UPDATE: Taibbi responds to critics; details below.
I just got done reading Matt Taibbi’s rant in Rolling Stone in which Taibbi tries to support a reasonable, basically unarguable premise — that Wall Street has gotten a free ride from the Obama administration, that the same corporate interests that created the economic crisis are being rewarded instead of held accountable, and that Pres. Obama has done little, if anything, to make the relationship between the financial markets and the White House more adversarial — with loads of conspiracy theorizing, shoddy fact-checking, vitriolic language — and really not much more.
Tim Fernholz is right: It’s a “nightmare of a story.” Among the inaccuracies and outright errors Fernholz caught:
- He mixes up two government officials with the same name.
- He claims that Obama cut Austan Goolsbee out of his post-election transition team when in fact Goolsbee was advanced past the transition team to start work at the National Economic Council and the President’s Economic Recovery Advisory Board.
- He accuses Obama of forming his transition team out of people who all had worked with James P. Rubin (whom Taibbi confused with James S. Rubin) based on no evidence other than that they had all had various roles in the Clinton administration.
These are only a few from a long list of things Fernholz says Taibbi got wrong. At the end of his piece, Fernholz writes:
Is it disconcerting that employees of the financial industry make a ton of money? Yes. Is it the revolving door between Washington and Wall Street problematic? Yes. Does the Administration take it too easy on the banks? Absolutely. Are White House advisers too centrist for progressive tastes? Sure. But when you try and tell that story with a lot of lies and innuendo, and misunderstand the basic policies that these people are producing, you don’t hurt them. Now anyone who criticizes the Administration will just be lumped in with Taibbi’s meandering conspiracy. … The problems Taibbi tries to describe aren’t some kind of ridiculous cabal. They come from group-think and structural influences and as a result of a complex interplay of interests and institutions; the policies they produce aren’t either good or evil, they’re in need of analysis to determine which help regular people, which hurt them and how to change the latter into the former.

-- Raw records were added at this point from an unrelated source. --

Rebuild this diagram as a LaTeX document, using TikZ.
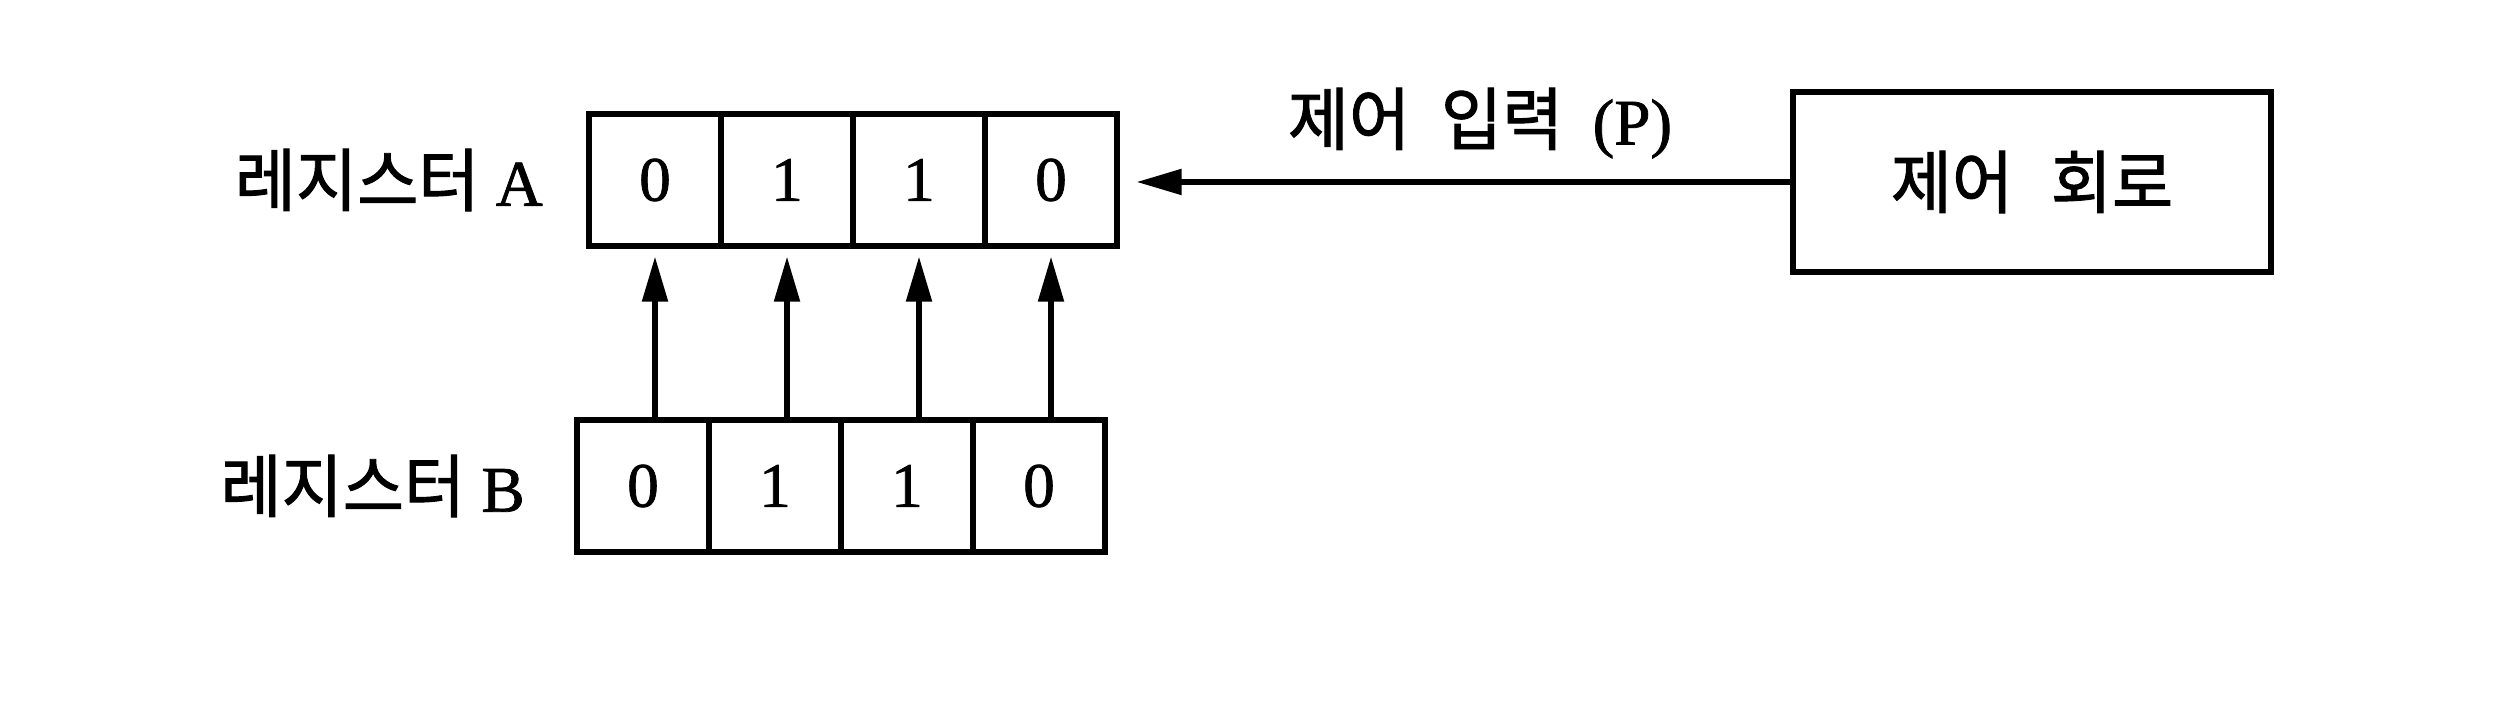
\documentclass[tikz,border=0pt]{standalone}
\usepackage{fontspec}
\setmainfont{Liberation Serif}[FakeBold=1.2]
\newfontfamily\kr{Noto Sans CJK KR}[FakeBold=1.4,FakeStretch=0.97]
\usetikzlibrary{positioning,arrows.meta}

\begin{document}
\begin{tikzpicture}[->,>={Triangle[length=4.5mm,width=2.5mm]},line width=1.5pt,node distance=1.32cm,
	bit node/.style={rectangle,draw,minimum width=1.32cm,minimum height=1.32cm,inner sep=0pt,font=\fontsize{18}{20}\selectfont},
	reg label/.style={inner sep=0pt,font=\fontsize{18.5}{20}\selectfont},
	ctrl node/.style={rectangle,draw,minimum width=4.78cm,minimum height=1.80cm,font=\fontsize{19.5}{22}\selectfont\kr}]
			
			\useasboundingbox (0,0) rectangle (24.94,7.17);
			
			\node[bit node] (a1) at (6.55,5.37) {0};
			\node[bit node] (a2) [right of = a1] {1};
			\node[bit node] (a3) [right of = a2] {1};
			\node[bit node] (a4) [right of = a3] {0};
			
			\node[bit node] (b1) at (6.43,2.31) {0};
			\node[bit node] (b2) [right of = b1] {1};
			\node[bit node] (b3) [right of = b2] {1};
			\node[bit node] (b4) [right of = b3] {0};
			
			\node[reg label] (la) [left=0.41cm of a1] {{\fontsize{19.5}{22}\selectfont\kr 레지스터}\hspace{0.25em}A};
			\node[reg label] (lb) [left=0.47cm of b1] {{\fontsize{19.5}{22}\selectfont\kr 레지스터}\hspace{0.25em}B};
			
			\node[ctrl node] (ctrl) at (20.32,5.35) {제어\hspace{0.55em}회로};
			
			\draw[shorten >=0.08cm] (a1.south |- b1.north) -- (a1.south);
			\draw[shorten >=0.08cm] (a2.south |- b2.north) -- (a2.south);
			\draw[shorten >=0.08cm] (a3.south |- b3.north) -- (a3.south);
			\draw[shorten >=0.08cm] (a4.south |- b4.north) -- (a4.south);
			
			\draw[shorten >=0.17cm] (ctrl.west) -- node[midway,above=2.1mm,xshift=2.5mm,inner sep=0pt,font=\fontsize{18.5}{20}\selectfont] {{\fontsize{19.5}{22}\selectfont\kr 제어\hspace{0.45em}입력}\hspace{0.45em}(P)} (ctrl.west -| a4.east);
			\end{tikzpicture}
\end{document}
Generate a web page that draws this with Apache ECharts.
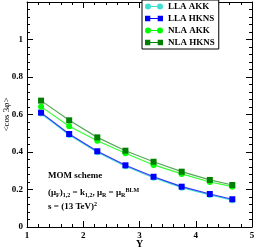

Ben Smith points out that Taibbi’s attack on Obama relies on the assumption that he presented himself as an economic progressive during the campaign (indeed, at one point in the Rolling Stone piece, he uses the term “bait and switch”), which is not accurate:
The whole thing is, as usual with Taibbi (who’s been a must-read since his Moscow days), worth the click. But Taibbi’s coverage of Obama — like much of the coveage of his policy — also works a little [too] hard to establish that he was ever anything other than an establishment figure. He says Obama “ran for president as a man of the people” — well, who doesn’t? — and “stood up to Wall Street” during the campaign. Which was true, rhetorically, but at the pivotal moment, Obama worked closely with Hank Paulson to support the bailout.
A Daily Kos diarist with the handle “Tax problems” further notes that Taibbi’s argument that Barack Obama dumped all or most of his more liberal economic advisers from the election campaign “is silly and wrong.”
- Larry Summers was Obama’s chief economic adviser for the entire general election campaign. He did not suddenly spring out of nowhere to become Obama’s “economic czar.” (It’s interesting that Taibbi vacillates betweening blaming everything on Summers and listing all the other powerful Rubenites.)
- Austan Goolsbee is not a progressive economist. He is a centrist from the University of Chicago. In fact, he was the one who told the Canadians that Obama didn’t really mean he was going to back out of NAFTA.
- Jared Bernstein [very liberal–kk] is a key economic adviser. Despite his formal role under the VP, he is in on every meeting of the economic principals and has made several official WH blog posting and speeches.
- Melody Barnes (not mentioned in Taibbi) is the President’s Domestic Policy Adviser and the Director of the Domestic Policy Council. She is very liberal and a former key staffer for Ted Kennedy. She joined the team after the election.
- Peter Orszag in addition to having been mentored by Robert Rubin was also earlier mentored by Joe Stiglitz (a very progressive economist to the left of Krugman). …
UPDATE: Matt Taibbi’s response to Tim Fernholz’s critique of Taibbi’s Rolling Stone piece is here. Taibbi acknowledges and apologizes (quite graciously, I think) for his factual error about the identity of James Rubin. Apart from that, Taibbi’s position seems to be that Fernholz’s (whom he never names, but just refers to The American Prospect piece) criticisms have more to do with tone and interpretation than with factual error. I think it’s a fair argument. See what you think.